» **Requirement**: Reproduce all of the listing below without alteration.

» **Provided data**:
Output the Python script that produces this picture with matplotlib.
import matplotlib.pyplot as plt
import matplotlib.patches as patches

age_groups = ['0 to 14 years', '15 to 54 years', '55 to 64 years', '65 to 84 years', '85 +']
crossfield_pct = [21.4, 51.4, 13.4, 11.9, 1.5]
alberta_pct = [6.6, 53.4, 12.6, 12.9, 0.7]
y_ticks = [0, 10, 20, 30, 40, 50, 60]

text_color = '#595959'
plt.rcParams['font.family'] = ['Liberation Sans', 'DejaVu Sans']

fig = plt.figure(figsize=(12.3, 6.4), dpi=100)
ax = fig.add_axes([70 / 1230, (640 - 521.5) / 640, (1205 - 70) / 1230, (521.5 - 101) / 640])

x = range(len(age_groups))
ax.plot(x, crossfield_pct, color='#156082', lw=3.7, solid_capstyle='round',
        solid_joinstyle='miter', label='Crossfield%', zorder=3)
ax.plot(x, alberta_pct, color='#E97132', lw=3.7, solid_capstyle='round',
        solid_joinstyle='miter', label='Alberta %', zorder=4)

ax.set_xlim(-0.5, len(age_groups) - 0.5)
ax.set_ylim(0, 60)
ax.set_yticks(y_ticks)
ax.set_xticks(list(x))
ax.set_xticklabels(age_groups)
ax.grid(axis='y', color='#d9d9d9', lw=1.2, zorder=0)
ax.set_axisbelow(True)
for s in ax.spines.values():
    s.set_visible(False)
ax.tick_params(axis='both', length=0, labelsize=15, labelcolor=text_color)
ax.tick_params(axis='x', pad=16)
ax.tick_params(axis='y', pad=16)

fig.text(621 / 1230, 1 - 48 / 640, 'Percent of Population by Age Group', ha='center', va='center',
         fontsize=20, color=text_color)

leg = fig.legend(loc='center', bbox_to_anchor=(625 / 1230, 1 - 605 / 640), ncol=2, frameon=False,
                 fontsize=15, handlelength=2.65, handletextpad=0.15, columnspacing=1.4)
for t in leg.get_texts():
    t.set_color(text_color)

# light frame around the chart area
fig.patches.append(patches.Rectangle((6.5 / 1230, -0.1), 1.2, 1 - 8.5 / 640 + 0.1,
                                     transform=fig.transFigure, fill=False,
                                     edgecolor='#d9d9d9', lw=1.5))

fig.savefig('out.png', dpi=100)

» **Solution to the exercise**:
Output the Python script that produces this picture with matplotlib.
import matplotlib.pyplot as plt
import matplotlib.patches as patches

age_groups = ['0 to 14 years', '15 to 54 years', '55 to 64 years', '65 to 84 years', '85 +']
crossfield_pct = [21.4, 51.4, 13.4, 11.9, 1.5]
alberta_pct = [6.6, 53.4, 12.6, 12.9, 0.7]
y_ticks = [0, 10, 20, 30, 40, 50, 60]

text_color = '#595959'
plt.rcParams['font.family'] = ['Liberation Sans', 'DejaVu Sans']

fig = plt.figure(figsize=(12.3, 6.4), dpi=100)
ax = fig.add_axes([70 / 1230, (640 - 521.5) / 640, (1205 - 70) / 1230, (521.5 - 101) / 640])

x = range(len(age_groups))
ax.plot(x, crossfield_pct, color='#156082', lw=3.7, solid_capstyle='round',
        solid_joinstyle='miter', label='Crossfield%', zorder=3)
ax.plot(x, alberta_pct, color='#E97132', lw=3.7, solid_capstyle='round',
        solid_joinstyle='miter', label='Alberta %', zorder=4)

ax.set_xlim(-0.5, len(age_groups) - 0.5)
ax.set_ylim(0, 60)
ax.set_yticks(y_ticks)
ax.set_xticks(list(x))
ax.set_xticklabels(age_groups)
ax.grid(axis='y', color='#d9d9d9', lw=1.2, zorder=0)
ax.set_axisbelow(True)
for s in ax.spines.values():
    s.set_visible(False)
ax.tick_params(axis='both', length=0, labelsize=15, labelcolor=text_color)
ax.tick_params(axis='x', pad=16)
ax.tick_params(axis='y', pad=16)

fig.text(621 / 1230, 1 - 48 / 640, 'Percent of Population by Age Group', ha='center', va='center',
         fontsize=20, color=text_color)

leg = fig.legend(loc='center', bbox_to_anchor=(625 / 1230, 1 - 605 / 640), ncol=2, frameon=False,
                 fontsize=15, handlelength=2.65, handletextpad=0.15, columnspacing=1.4)
for t in leg.get_texts():
    t.set_color(text_color)

# light frame around the chart area
fig.patches.append(patches.Rectangle((6.5 / 1230, -0.1), 1.2, 1 - 8.5 / 640 + 0.1,
                                     transform=fig.transFigure, fill=False,
                                     edgecolor='#d9d9d9', lw=1.5))

fig.savefig('out.png', dpi=100)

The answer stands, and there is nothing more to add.